Un révolutionnaire aux goûts de luxe
Carlos est un personnage aussi dangereux que fascinant. Né en 1949, dans une famille de riches propriétaires terriens, il a rapidement été initié au communisme par son père, marxiste. Il a commencé son activisme lors des manifestations étudiantes qui ont agité le pays au milieu des années 60. La suite est plus sanguinaire : assassinat de Joseph Sieff, l'un des propriétaires de Mark & Spencer, à Londres, attentats à la bombe à Paris et à Marseille, et, surtout, prise en otage des ministres de l'Opep à Vienne en 1975.
Toutefois, derrière le révolutionnaire antisémite se cache un homme vénal. « C'est pas parce qu'on fait la révolution qu'on doit vivre comme des clochards », raconte-t-il ainsi à Sophie Bonnet dans le documentaire. En effet, l'ennemi public n'a jamais lésiné sur les grands hôtels, les festins et les boîtes de nuit au cours de sa macabre carrière. Une avidité pour l'argent qui le fera parfois passer pour un mercenaire, comme en 1981 lorsque Carlos accepte 1 million de dollars de la part du gouvernement roumain pour commanditer l'attentat de Radio Free Europe à Munich, qui fera deux blessés. « Il a une conscience très aiguë de sa classe sociale et de sa supériorité sur les autres, explique Sophie Bonnet. L'opulence lui manque. Il m'a souvent demandé de lui rapporter du foie gras en prison, par exemple. »
Séducteur et manipulateur
Quand il ne passe pas son temps à préparer des attaques ou à disserter sur la géopolitique avec ses camarades de lutte, Carlos s'adonne à son autre passion : les femmes. « Derrière le tueur sanguinaire, il y a un grand séducteur. Mais il ne s'intéresse qu'aux femmes éduquées, riches et belles. Seule sa première femme, une Cubaine, déroge à la règle », témoigne Sophie Bonnet. Ses nombreuses maîtresses auront d'ailleurs un rôle important dans son entreprise terroriste. Elles l'ont logé, lui ont caché des armes et prêté de l'argent. « Il utilise les gens selon ses besoins », résume la journaliste.

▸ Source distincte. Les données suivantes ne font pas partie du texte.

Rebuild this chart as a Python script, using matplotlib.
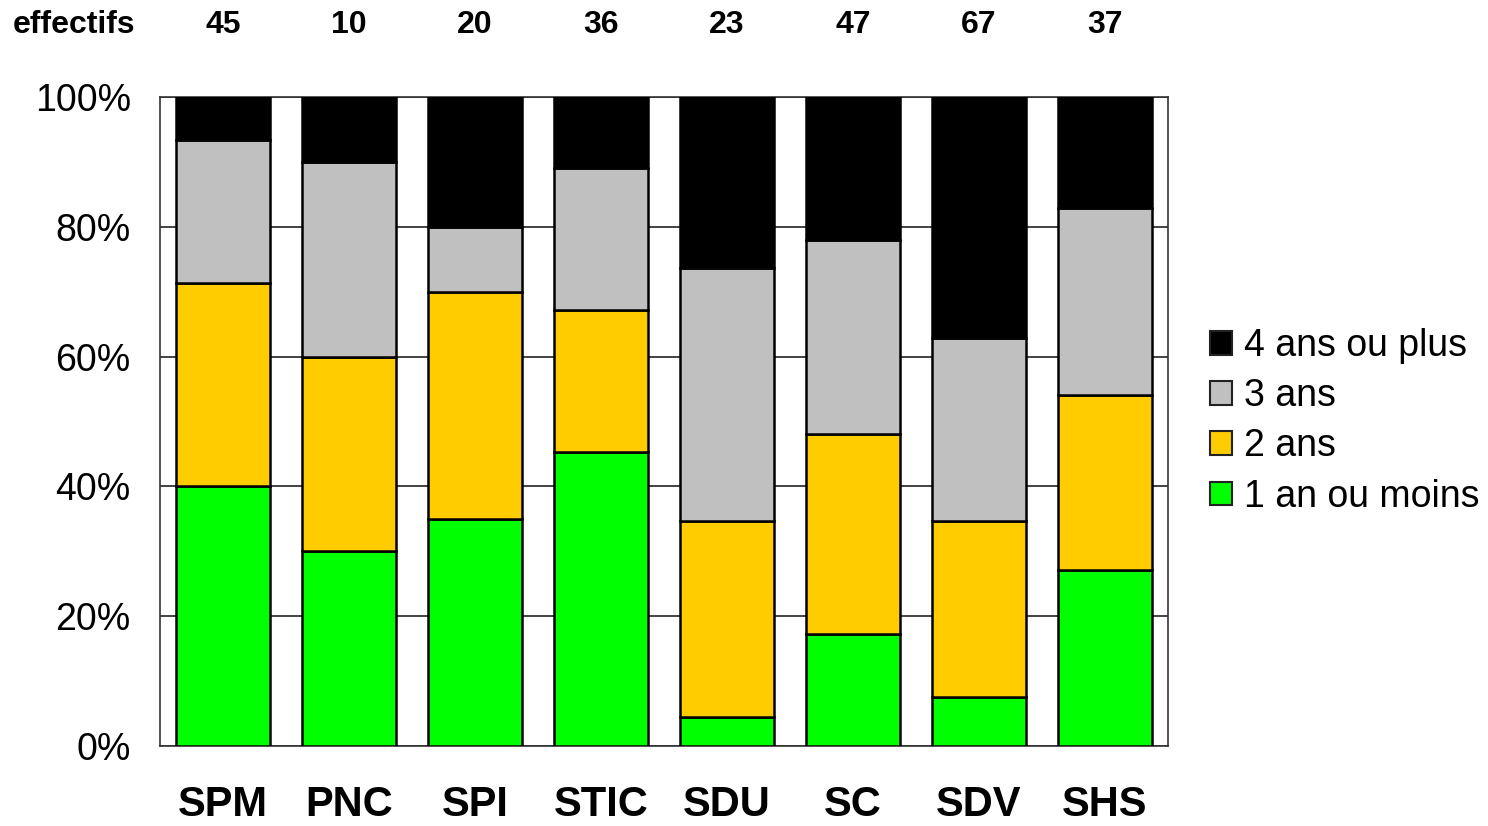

Il a d'ailleurs eu une fille avec la terroriste allemande Magdalena Kopp, qu'il avait épousée. Une fille qui ne lui parle plus, selon Sophie Bonnet. Lui est persuadé que les renseignements sont derrière le coup. « C'est son côté paranoïaque : chaque parloir annulé cache un coup monté. » Si son ancienne épouse est décédée en 2015, Carlos a épousé, selon la tradition musulmane (pas de mariage civil), son avocate Me Isabelle Coutant-Peyre, 65 ans.
D'ailleurs, l'homme espère toujours sortir de prison. En 2008, il avait failli obtenir gain de cause au profit d'un échange avec la diplomate française Ingrid Betancourt, alors détenue par les Farcs. Selon Sophie Bonnet, « il n'a jamais digéré sa chute, et il est persuadé qu'il va rentrer au Venezuela pour en prendre les commandes. » En effet, si une chose lui manque bien, par-dessus l'argent et les femmes, c'est bien le pouvoir.